Gap-Increasing Policy Evaluation for Efficient and Noise-Tolerant Reinforcement Learning
This work addresses noise and inefficiency issues in RL policy evaluation, which is crucial for real-world applications, but it appears incremental as it builds on existing ideas like Retrace and advantage learning.
The paper tackles the problem of noise and inefficiency in reinforcement learning policy evaluation by introducing GRAPE, a novel algorithm that combines gap-increasing operators for noise-tolerance and off-policy eligibility traces for efficiency, achieving significant efficiency gains while maintaining noise-tolerance in control problems.
In real-world applications of reinforcement learning (RL), noise from inherent stochasticity of environments is inevitable. However, current policy evaluation algorithms, which plays a key role in many RL algorithms, are either prone to noise or inefficient. To solve this issue, we introduce a novel policy evaluation algorithm, which we call Gap-increasing RetrAce Policy Evaluation (GRAPE).

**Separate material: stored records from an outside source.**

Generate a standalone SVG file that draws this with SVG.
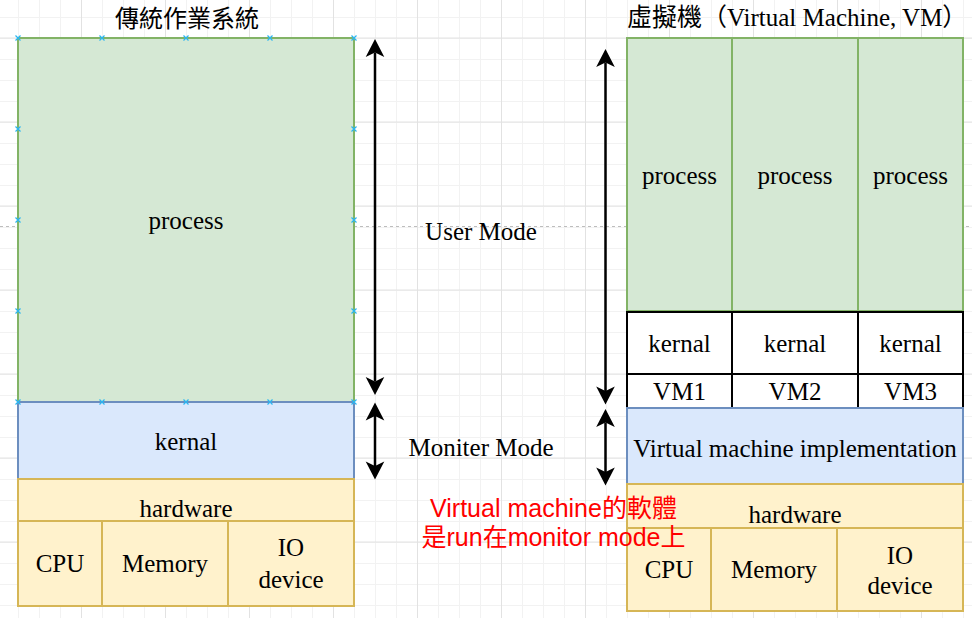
<svg xmlns="http://www.w3.org/2000/svg" width="972" height="618" viewBox="0 0 972 618">
<style>
.lbl{font-family:"Liberation Serif","Noto Sans CJK TC",serif;font-size:25px;fill:#000;text-anchor:middle}
.green{fill:#d5e8d4;stroke:#82b366;stroke-width:2}
.blue{fill:#dae8fc;stroke:#6c8ebf;stroke-width:2}
.yellow{fill:#fff2cc;stroke:#d6b656;stroke-width:2}
.white{fill:#fff;stroke:#000;stroke-width:2}
.arr{stroke:#000;stroke-width:2.5;fill:none;marker-start:url(#ah);marker-end:url(#ah)}
.red{font-family:"Liberation Sans","Noto Sans CJK TC",sans-serif;font-size:25px;fill:#ff0000;text-anchor:middle}
</style>
<defs>
<pattern id="gmin" x="18" y="17" width="21" height="21" patternUnits="userSpaceOnUse">
<path d="M0.5 0V21M0 0.5H21" stroke="#f2f2f2" stroke-width="1" fill="none"/>
</pattern>
<pattern id="gmaj" x="81" y="37.5" width="84" height="84" patternUnits="userSpaceOnUse">
<path d="M0.5 0V84M0 0.5H84" stroke="#e2e2e2" stroke-width="1" fill="none"/>
</pattern>
<marker id="ah" viewBox="-6 -10 20 20" refX="0" refY="0" markerWidth="20" markerHeight="20" markerUnits="userSpaceOnUse" orient="auto-start-reverse">
<path d="M13.5,0 L-4.5,-9.3 L0,0 L-4.5,9.3 Z" fill="#000" stroke="none"/>
</marker>
<path id="xm" d="M-2.5,-2.5L2.5,2.5M-2.5,2.5L2.5,-2.5" stroke="#29b6f2" stroke-width="1.2" fill="none"/>
</defs>

<rect width="972" height="618" fill="#fff"/>
<rect width="972" height="618" fill="url(#gmin)"/>
<rect width="972" height="618" fill="url(#gmaj)"/>
<line x1="0" y1="226.5" x2="972" y2="226.5" stroke="#bdbdbd" stroke-width="1" stroke-dasharray="3 3"/>

<g id="title-left"><text class="lbl" x="187" y="27" style="font-family:'Noto Sans CJK TC',sans-serif;font-size:24px">傳統作業系統</text></g>
<g id="title-right"><text class="lbl" x="627" y="26" style="text-anchor:start">虛擬機（Virtual Machine, VM）</text></g>

<g id="left-process"><rect class="green" x="18" y="38" width="336" height="364"/><text class="lbl" x="186" y="229">process</text></g>
<g id="left-kernal"><rect class="blue" x="18" y="402" width="336" height="77"/><text class="lbl" x="186" y="449.5">kernal</text></g>
<g id="left-hardware"><rect class="yellow" x="18" y="479" width="336" height="42"/><text class="lbl" x="186" y="517">hardware</text></g>
<g id="left-cpu"><rect class="yellow" x="18" y="521" width="84" height="85"/><text class="lbl" x="60" y="572">CPU</text></g>
<g id="left-memory"><rect class="yellow" x="102" y="521" width="126" height="85"/><text class="lbl" x="165" y="572">Memory</text></g>
<g id="left-io"><rect class="yellow" x="228" y="521" width="126" height="85"/><text class="lbl" x="291" y="556">IO</text><text class="lbl" x="291" y="587.5">device</text></g>

<g id="handles">
<use href="#xm" x="18" y="38"/><use href="#xm" x="102" y="38"/><use href="#xm" x="186" y="38"/><use href="#xm" x="270" y="38"/><use href="#xm" x="354" y="38"/>
<use href="#xm" x="18" y="129"/><use href="#xm" x="354" y="129"/>
<use href="#xm" x="18" y="220"/><use href="#xm" x="354" y="220"/>
<use href="#xm" x="18" y="311"/><use href="#xm" x="354" y="311"/>
<use href="#xm" x="18" y="402"/><use href="#xm" x="102" y="402"/><use href="#xm" x="186" y="402"/><use href="#xm" x="270" y="402"/><use href="#xm" x="354" y="402"/>
</g>

<g id="mode-labels">
<text class="lbl" x="481" y="239.5">User Mode</text>
<text class="lbl" x="481" y="456">Moniter Mode</text>
</g>

<g id="right-process1"><rect class="green" x="627" y="38" width="105" height="273"/><text class="lbl" x="679.5" y="184">process</text></g>
<g id="right-process2"><rect class="green" x="732" y="38" width="126" height="273"/><text class="lbl" x="795" y="184">process</text></g>
<g id="right-process3"><rect class="green" x="858" y="38" width="105" height="273"/><text class="lbl" x="910.5" y="184">process</text></g>
<g id="right-kernal1"><rect class="white" x="627" y="312" width="105" height="62"/><text class="lbl" x="679.5" y="352">kernal</text></g>
<g id="right-kernal2"><rect class="white" x="732" y="312" width="126" height="62"/><text class="lbl" x="795" y="352">kernal</text></g>
<g id="right-kernal3"><rect class="white" x="858" y="312" width="105" height="62"/><text class="lbl" x="910.5" y="352">kernal</text></g>
<g id="right-vm1"><rect class="white" x="627" y="374" width="105" height="34"/><text class="lbl" x="679.5" y="399.5">VM1</text></g>
<g id="right-vm2"><rect class="white" x="732" y="374" width="126" height="34"/><text class="lbl" x="795" y="399.5">VM2</text></g>
<g id="right-vm3"><rect class="white" x="858" y="374" width="105" height="34"/><text class="lbl" x="910.5" y="399.5">VM3</text></g>
<g id="right-vmimpl"><rect class="blue" x="627" y="408" width="336" height="76"/><text class="lbl" x="795" y="457">Virtual machine implementation</text></g>
<g id="right-hardware"><rect class="yellow" x="627" y="484" width="336" height="44"/><text class="lbl" x="795" y="523">hardware</text></g>
<g id="right-cpu"><rect class="yellow" x="627" y="528" width="84" height="83"/><text class="lbl" x="669" y="578">CPU</text></g>
<g id="right-memory"><rect class="yellow" x="711" y="528" width="126" height="83"/><text class="lbl" x="774" y="578">Memory</text></g>
<g id="right-io"><rect class="yellow" x="837" y="528" width="126" height="83"/><text class="lbl" x="900" y="563.5">IO</text><text class="lbl" x="900" y="594">device</text></g>

<g id="connectors">
<line class="arr" x1="375" y1="52.5" x2="375" y2="381.5"/>
<line class="arr" x1="375" y1="416" x2="375" y2="466"/>
<line class="arr" x1="605.5" y1="62.5" x2="605.5" y2="391"/>
<line class="arr" x1="605.5" y1="422.5" x2="605.5" y2="472"/>
</g>

<g id="note">
<text class="red" x="553.5" y="517">Virtual machine的軟體</text>
<text class="red" x="553.5" y="546">是run在monitor mode上</text>
</g>
</svg>
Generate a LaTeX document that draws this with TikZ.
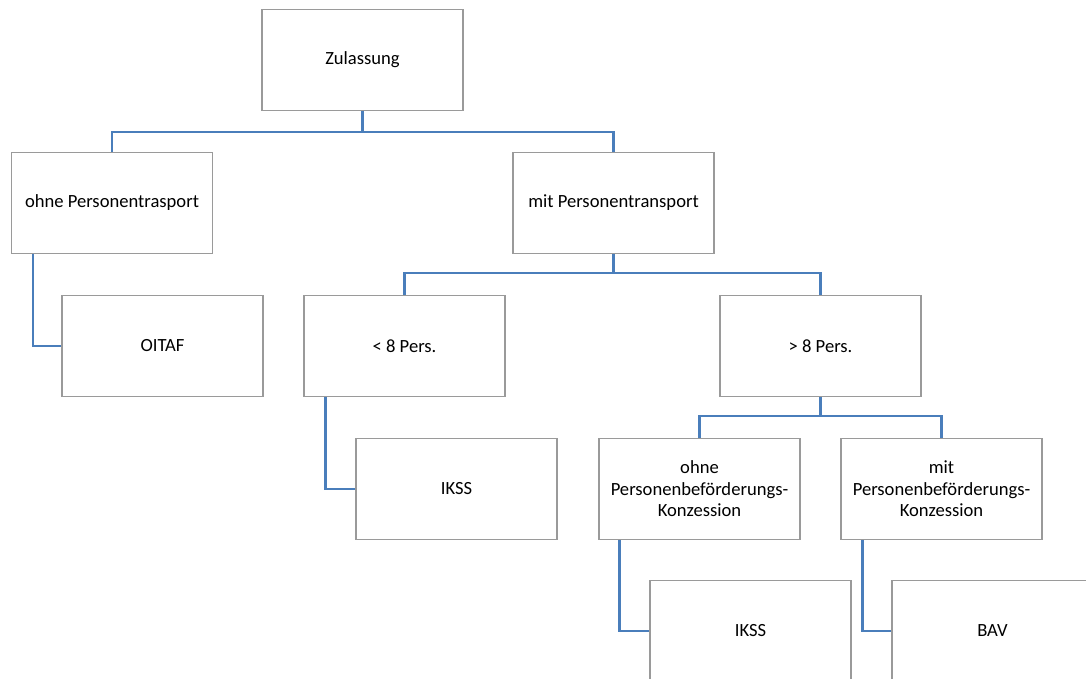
\documentclass[tikz,border=0pt]{standalone}
\usepackage{fontspec}
\setmainfont{Carlito}
\definecolor{conn}{HTML}{4A7EBB}
\definecolor{boxline}{HTML}{9A9A9A}
\begin{document}
\begin{tikzpicture}[x=1pt,y=-1pt,
  box/.style={draw=boxline,line width=1.2pt,fill=white,minimum width=201pt,minimum height=101pt,
    align=center,inner sep=2pt,font=\fontsize{18.6pt}{21.5pt}\selectfont,text=black},
  conn/.style={draw=conn,line width=2.2pt}]
\useasboundingbox (0,0) rectangle (1086,679);
\clip (0,0) rectangle (1086,679);
\node[box] (Z) at (362.5,60) {Zulassung};
\node[box] (A) at (112,203) {ohne Personentrasport};
\node[box] (B) at (613.5,203) {mit Personentransport};
\node[box] (O) at (162.5,346) {OITAF};
\node[box] (L) at (404.5,346) {< 8 Pers.};
\node[box] (G) at (820.5,346) {> 8 Pers.};
\node[box] (I1) at (456.5,489) {IKSS};
\node[box] (OK) at (699.5,489) {ohne\\Personenbeförderungs-\\Konzession};
\node[box] (MK) at (941.5,489) {mit\\Personenbeförderungs-\\Konzession};
\node[box] (I2) at (750.5,631) {IKSS};
\node[box] (BAV) at (992.5,631) {BAV};
\draw[conn] (Z.south) -- ++(0,21) -| (A.north);
\draw[conn] (Z.south) -- ++(0,21) -| (B.north);
\draw[conn] (B.south) -- ++(0,19) -| (L.north);
\draw[conn] (B.south) -- ++(0,19) -| (G.north);
\draw[conn] (G.south) -- ++(0,19) -| (OK.north);
\draw[conn] (G.south) -- ++(0,19) -| (MK.north);
\draw[conn] ([xshift=22pt]A.south west) |- (O.west);
\draw[conn] ([xshift=22pt]L.south west) |- (I1.west);
\draw[conn] ([xshift=21pt]OK.south west) |- (I2.west);
\draw[conn] ([xshift=22pt]MK.south west) |- (BAV.west);
\end{tikzpicture}
\end{document}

It leverages two recent ideas: (1) gap-increasing value update operators in advantage learning for noise-tolerance and (2) off-policy eligibility trace in Retrace algorithm for efficient learning. We provide detailed theoretical analysis of the new algorithm that shows its efficiency and noise-tolerance inherited from Retrace and advantage learning. Furthermore, our analysis shows that GRAPE's learning is significantly efficient than that of a simple learning-rate-based approach while keeping the same level of noise-tolerance. We applied GRAPE to control problems and obtained experimental results supporting our theoretical analysis.